Wednesday, April 13, 2016

Outlaw: Goro the Assassin (1968)

Director: Keiichi Ozawa
Notable Cast: Tetsuya Watari, Chieko Matsubara

With the speed that Nikkatsu was pumping out these Outlaw films, it’s not terribly out of realm of possibility that they would continue to adhere to the basic concepts and formulas that made the series so popular to begin with. I touched base on this idea with the third film Heartless and its more episodic approach to the foundation, but with the fourth film Goro the Assassin it’s pretty much a solidified truth in what structure and emotional beats the audience is going to see. However, it’s not a bad thing. In fact, it’s probably for the best for a film like Goro. The yakuza thriller further strips itself of a lot of the artistic moments and thematic material that the series used (both in successful and detrimental ways depending on the film) and instead throttles down on tight writing and more naturalistic character arcs. It might be predictable if you’ve seen the first few films, but that doesn’t mean it’s ineffective.

Goro (Tatsuya Watari), after heading to prison for a brief stint with a yakuza brother-in-arms, promises his friend on his deathbed to take a message to his sister. Being the loyal friend he is, Goro intends to do just that, but finding the woman proves harder than expected. Soon he becomes entangled in a brothel and strip club scheme with the local yakuza who intend to make sure Goro never interferes again…which is probably the worst decision they’ve ever made.

Truthfully, being as the film is still within the range of being a prequel to the first two entries (and I think a sequel to the last one…but at this point, I’m not entirely sure), then you already know basically how things turn out. We know that Goro is in danger, but not life threatening danger. We know that he will not end up with the girl at the end who is once again played by series regular Chieko Matsubara. You know that he’s going to end up assassinating some yakuza boss in the final moments of the film. The formula exists and Goro the Assassin seems very content to follow it as such. That doesn’t stop this film from being one of the best that this franchise has to offer though based on sheer execution. Director Ozawa, returning after directing the second film, has a knack for creating a tight and emotionally resonating plot that lingers even if the themes and artistic elements are pulled back. The writing here is simply better and the film wraps around itself in some strong ways. Many smaller characters have great return pieces, the subplots are all wonderfully finished and finalized (unless they are not meant to be – as the final scene of the film would indicate), and the character work is developed precisely to the amount needed to keep the narrative moving. The few knife fight sequences are well put together and the twisting plot moves in some surprisingly effective and dark ways. If anything, while Goro the Assassin might not quite have the artistic punch of the original film, it might be just as well written and executed overall.
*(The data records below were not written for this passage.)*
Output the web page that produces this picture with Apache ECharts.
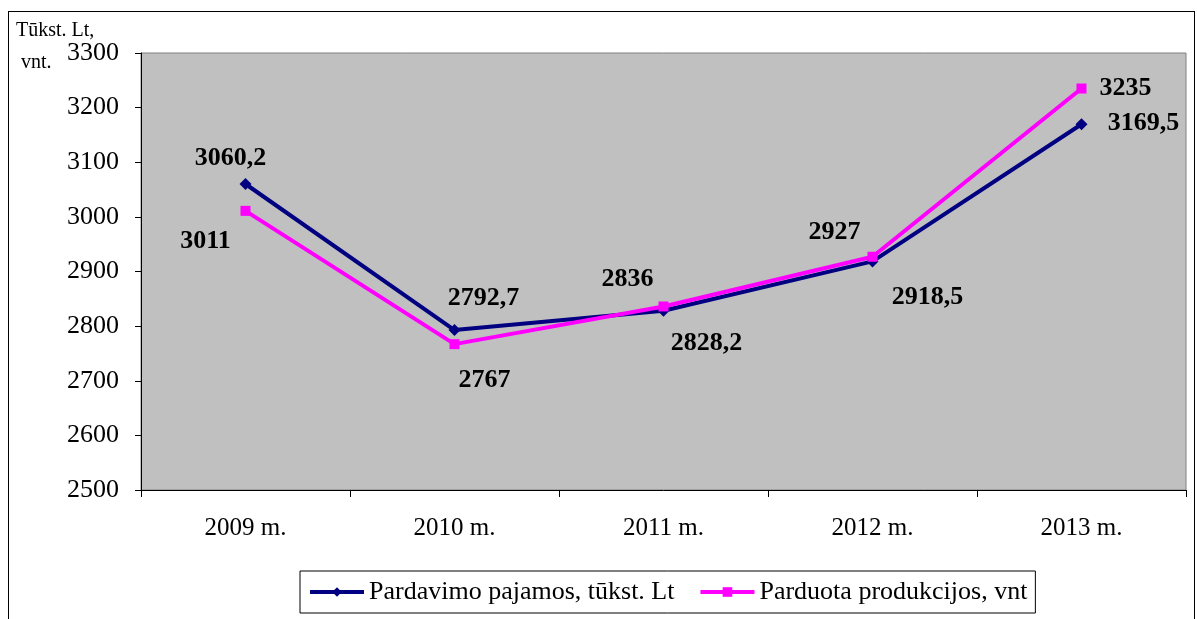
<!DOCTYPE html>
<html>
<head>
<meta charset="utf-8">
<script src="https://cdn.jsdelivr.net/npm/echarts@6/dist/echarts.min.js"></script>
<style>
  html, body { margin: 0; padding: 0; background: #fff; }
  #wrap { position: relative; width: 1197px; height: 619px; overflow: hidden; }
  #frame { position: absolute; left: 8px; top: 11px; width: 1187px; height: 640px; border: 1px solid #000; box-sizing: border-box; }
  #main { position: absolute; left: 0; top: 0; width: 1197px; height: 619px; }
</style>
</head>
<body>
<div id="wrap">
  <div id="frame"></div>
  <div id="main"></div>
</div>
<script>
// metai ir reikšmės
var years = ['2009 m.', '2010 m.', '2011 m.', '2012 m.', '2013 m.'];
var pajamos = [3060.2, 2792.7, 2828.2, 2918.5, 3169.5];   // tūkst. Lt
var produkcija = [3011, 2767, 2836, 2927, 3235];          // vnt

// etikečių poslinkiai nuo taško (px)
var pajamosOffsets = [[-15, -26], [29, -32], [43, 33], [55, 36], [62, -1]];
var produkcijaOffsets = [[-40, 30], [30, 36], [-36, -27], [-38, -24], [44, 0]];

var serif = '"Liberation Serif", "DejaVu Serif", serif';

function fmt(v) {
    return String(v).replace('.', ',');
}

function withLabels(values, offsets) {
    return values.map(function (v, i) {
        return { value: v, label: { offset: offsets[i] } };
    });
}

var myChart = echarts.init(document.getElementById('main'));

myChart.setOption({
    backgroundColor: 'transparent',
    animation: false,
    title: {
        text: 'Tūkst. Lt,\n vnt.',
        left: 11,
        top: 10,
        textStyle: {
            fontFamily: serif,
            fontSize: 20,
            fontWeight: 'normal',
            color: '#000',
            lineHeight: 32
        }
    },
    legend: {
        left: 300,
        top: 571,
        padding: [8, 8, 8, 8],
        borderColor: '#000',
        borderWidth: 1,
        itemWidth: 54,
        itemHeight: 12,
        itemGap: 24,
        lineStyle: { width: 4 },
        textStyle: { fontFamily: serif, fontSize: 26, color: '#000' },
        data: ['Pardavimo pajamos, tūkst. Lt', 'Parduota produkcijos, vnt']
    },
    grid: {
        left: 141,
        top: 53,
        right: 11,
        bottom: 129,
        show: true,
        backgroundColor: '#C0C0C0',
        borderColor: '#808080',
        borderWidth: 1
    },
    xAxis: {
        type: 'category',
        data: years,
        boundaryGap: true,
        axisLine: { lineStyle: { color: '#000', width: 1 } },
        axisTick: { show: true, length: 7, lineStyle: { color: '#000' } },
        axisLabel: { fontFamily: serif, fontSize: 25, color: '#000', margin: 26 }
    },
    yAxis: {
        type: 'value',
        min: 2500,
        max: 3300,
        interval: 100,
        axisLine: { show: true, lineStyle: { color: '#000', width: 1 } },
        axisTick: { show: true, length: 6, lineStyle: { color: '#000' } },
        splitLine: { show: false },
        axisLabel: {
            fontFamily: serif, fontSize: 26, color: '#000', margin: 22,
            formatter: function (v) { return String(v); }
        }
    },
    series: [
        {
            name: 'Pardavimo pajamos, tūkst. Lt',
            type: 'line',
            data: withLabels(pajamos, pajamosOffsets),
            color: '#000080',
            symbol: 'diamond',
            symbolSize: 12,
            lineStyle: { width: 4, color: '#000080' },
            itemStyle: { color: '#000080' },
            label: {
                show: true,
                position: 'inside',
                fontFamily: serif,
                fontSize: 26,
                fontWeight: 'bold',
                color: '#000',
                formatter: function (p) { return fmt(p.value); }
            }
        },
        {
            name: 'Parduota produkcijos, vnt',
            type: 'line',
            data: withLabels(produkcija, produkcijaOffsets),
            color: '#FF00FF',
            symbol: 'rect',
            symbolSize: 10,
            lineStyle: { width: 4, color: '#FF00FF' },
            itemStyle: { color: '#FF00FF' },
            label: {
                show: true,
                position: 'inside',
                fontFamily: serif,
                fontSize: 26,
                fontWeight: 'bold',
                color: '#000',
                formatter: function (p) { return fmt(p.value); }
            }
        }
    ]
});
</script>
</body>
</html>
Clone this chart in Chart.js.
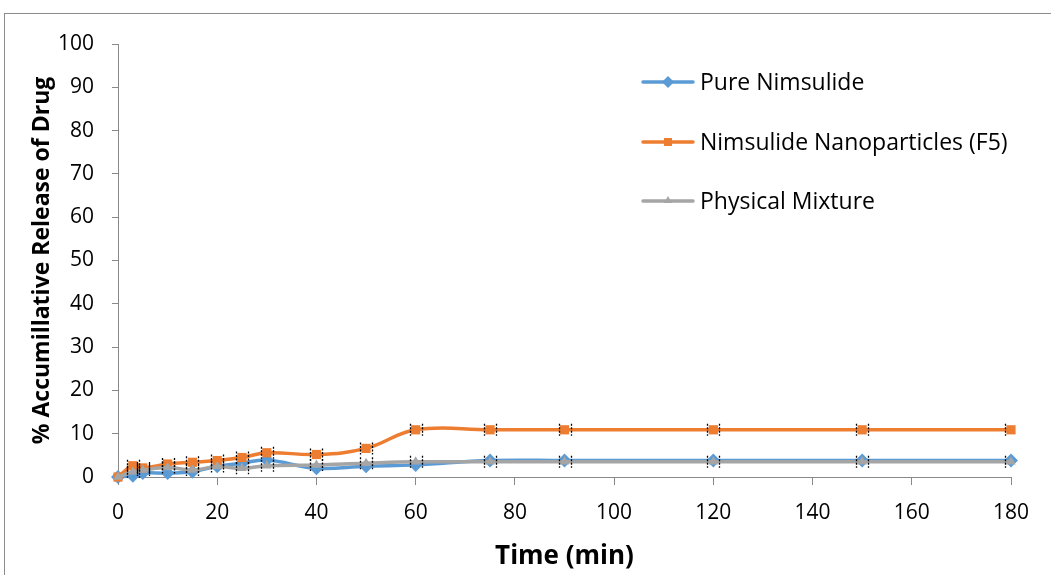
<!DOCTYPE html>
<html>
<head>
<meta charset="utf-8">
<script src="https://cdn.jsdelivr.net/npm/chart.js@4.4.1/dist/chart.umd.min.js"></script>
<style>
  html, body { margin: 0; padding: 0; background: #fff; }
  #wrap { position: absolute; left: 0; top: 0; width: 1051px; height: 575px; }
</style>
</head>
<body>
<div id="wrap"><canvas id="c" width="1051" height="575"></canvas></div>
<script>
const times = [0, 3, 5, 10, 15, 20, 25, 30, 40, 50, 60, 75, 90, 120, 150, 180];
const pureNimsulide = [0, 0.3, 0.9, 0.9, 1.2, 2.5, 3.2, 3.9, 2.0, 2.5, 2.8, 3.8, 3.8, 3.8, 3.8, 3.8];
const nanoparticlesF5 = [0, 2.6, 2.1, 3.0, 3.4, 3.8, 4.5, 5.6, 5.2, 6.6, 10.9, 10.9, 10.9, 10.9, 10.9, 10.9];
const physicalMixture = [0, 1.2, 1.6, 2.2, 1.6, 2.4, 2.0, 2.6, 2.8, 3.2, 3.5, 3.5, 3.5, 3.5, 3.5, 3.5];
const seriesNames = ['Pure Nimsulide', 'Nimsulide Nanoparticles (F5)', 'Physical Mixture'];
const xTicks = [0, 20, 40, 60, 80, 100, 120, 140, 160, 180];
const yTicks = [0, 10, 20, 30, 40, 50, 60, 70, 80, 90, 100];

const FONT = '"Open Sans", Lato, sans-serif';
const AXIS = '#898989';

function pts(vals) { return times.map((t, i) => ({ x: t, y: vals[i] })); }

const frame = {
  id: 'frame',
  beforeDraw(chart) {
    const ctx = chart.ctx;
    ctx.save();
    ctx.strokeStyle = '#8c8c8c';
    ctx.lineWidth = 1;
    ctx.strokeRect(4.5, 13.5, 1200, 700);
    ctx.restore();
  }
};

const caps = {
  id: 'caps',
  afterDatasetsDraw(chart) {
    const ctx = chart.ctx;
    ctx.save();
    ctx.strokeStyle = '#000';
    ctx.lineWidth = 1.3;
    ctx.setLineDash([2, 1.5]);
    [1, 2].forEach(di => {
      const meta = chart.getDatasetMeta(di);
      meta.data.forEach((p, j) => {
        if (j === 0) return;
        const xs = j === meta.data.length - 1 ? [p.x - 6] : [p.x - 6, p.x + 6];
        xs.forEach(x => {
          ctx.beginPath();
          ctx.moveTo(Math.round(x) + 0.5, p.y - 6);
          ctx.lineTo(Math.round(x) + 0.5, p.y + 6);
          ctx.stroke();
        });
      });
    });
    ctx.restore();
  }
};

const legendPlugin = {
  id: 'customLegend',
  afterDraw(chart) {
    const ctx = chart.ctx;
    const rows = [82, 142, 201];
    ctx.save();
    chart.data.datasets.forEach((ds, i) => {
      const y = rows[i];
      ctx.strokeStyle = ds.borderColor;
      ctx.lineWidth = 3.5;
      ctx.lineCap = 'round';
      ctx.beginPath();
      ctx.moveTo(643, y);
      ctx.lineTo(693, y);
      ctx.stroke();
      ctx.fillStyle = ds.borderColor;
      const cx = 668;
      ctx.beginPath();
      if (ds.pointStyle === 'rectRot') {
        ctx.moveTo(cx, y - 6); ctx.lineTo(cx + 6, y); ctx.lineTo(cx, y + 6); ctx.lineTo(cx - 6, y);
      } else if (ds.pointStyle === 'rect') {
        ctx.rect(cx - 4, y - 4, 8, 8);
      } else {
        ctx.moveTo(cx, y - 5); ctx.lineTo(cx + 4, y + 2); ctx.lineTo(cx - 4, y + 2);
      }
      ctx.closePath();
      ctx.fill();
      ctx.fillStyle = '#000';
      ctx.font = '23px ' + FONT;
      ctx.textBaseline = 'middle';
      ctx.textAlign = 'left';
      ctx.fillText(seriesNames[i], 700, y + 1);
    });
    ctx.restore();
  }
};

const common = { borderWidth: 3.5, tension: 0.4, clip: false, pointBorderWidth: 0, fill: false };

new Chart(document.getElementById('c'), {
  type: 'line',
  data: {
    datasets: [
      Object.assign({ label: seriesNames[0], data: pts(pureNimsulide), borderColor: '#5B9BD5', backgroundColor: '#5B9BD5',
        pointBackgroundColor: '#5B9BD5', pointStyle: 'rectRot', pointRadius: 7, order: 3 }, common),
      Object.assign({ label: seriesNames[1], data: pts(nanoparticlesF5), borderColor: '#ED7D31', backgroundColor: '#ED7D31',
        pointBackgroundColor: '#ED7D31', pointStyle: 'rect', pointRadius: 6.5, order: 2 }, common),
      Object.assign({ label: seriesNames[2], data: pts(physicalMixture), borderColor: '#A5A5A5', backgroundColor: '#A5A5A5',
        pointBackgroundColor: '#A5A5A5', pointStyle: 'triangle', pointRadius: 5.5, order: 1 }, common)
    ]
  },
  options: {
    responsive: false,
    animation: false,
    events: [],
    layout: { padding: { left: 0, top: 44, right: 40, bottom: 0 } },
    plugins: { legend: { display: false }, tooltip: { enabled: false } },
    scales: {
      x: {
        type: 'linear', min: 0, max: 180,
        afterBuildTicks(s) { s.ticks = xTicks.map(v => ({ value: v })); },
        afterFit(s) { s.height = 98; },
        grid: { drawOnChartArea: false, drawTicks: true, tickLength: 8, color: AXIS, lineWidth: 1 },
        border: { color: AXIS, width: 1 },
        ticks: { color: '#000', font: { family: FONT, size: 21 }, padding: 15, maxRotation: 0 },
        title: { display: true, text: 'Time (min)', color: '#000', font: { family: FONT, size: 26, weight: 'bold' }, padding: { top: 0, bottom: 3 } }
      },
      y: {
        type: 'linear', min: 0, max: 100,
        afterBuildTicks(s) { s.ticks = yTicks.map(v => ({ value: v })); },
        afterFit(s) { s.width = 118; },
        grid: { drawOnChartArea: false, drawTicks: true, tickLength: 6, color: AXIS, lineWidth: 1 },
        border: { color: AXIS, width: 1 },
        ticks: { color: '#000', font: { family: FONT, size: 21 }, padding: 18 },
        title: { display: true, text: '% Accumillative Release of Drug', color: '#000', font: { family: FONT, size: 23, weight: 'bold' }, padding: { top: 29, bottom: 0 } }
      }
    }
  },
  plugins: [frame, caps, legendPlugin]
});
</script>
</body>
</html>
Goro the Assassin original art.
One of the more intriguing aspects of the film is its rather effective look at women and the social commentary about their role. At this point we know that Goro has become this wandering yakuza force of justified vengeance unleashed upon those who try to control him or infringe on his promises and loyalties. Goro the Assassin really establishes a unique and heartfelt position he has about women though. The plot takes us into the realm of strip clubs and brothels as a setting, but the film really builds some fascinating themes and characters within this concept. A young yakuza man refuses to allow his unspoken love for the girl next door to allow him to forsake her to the life of a woman in this line of work, the sister of the dying man in the opening is a woman forced into prostitution because of her financial situation, and there is a young working woman (the main love interest for our anti-hero) who remains caught in repeated situations where she is stepped on for just being female. In all of these instances the villains are the ones conspiring against their empowerment and the heroes of the film are the ones fighting for them and giving them opportunities to live like people and not things. Goro even scolds some yakuza members at one point about it being okay to do questionable things with money, but they should never slight a woman in public. This creates an interesting dynamic for the character (and his world of justice) that lurches back into how he acts in many of the previous films, adding in a layer that really deepens what might have been a rather straight forward yakuza story.

Calling a film formulaic might seem like a jab to the refreshing qualities of a film, but in the case of Goro the Assassin it’s the execution of the formula that carries it into being one of the best of the franchise thus far. It’s not overly artful or even deep outside of a few repeated themes and its feminist approach to its characters, but the film is written so tightly and effectively that it rises to be both an entertaining yakuza tale and a movie that continues to build the legend of Goro. Fans of the franchise are sure to love what Goro the Assassin has to offer and the episodic nature continues to work for the series in some surprising ways.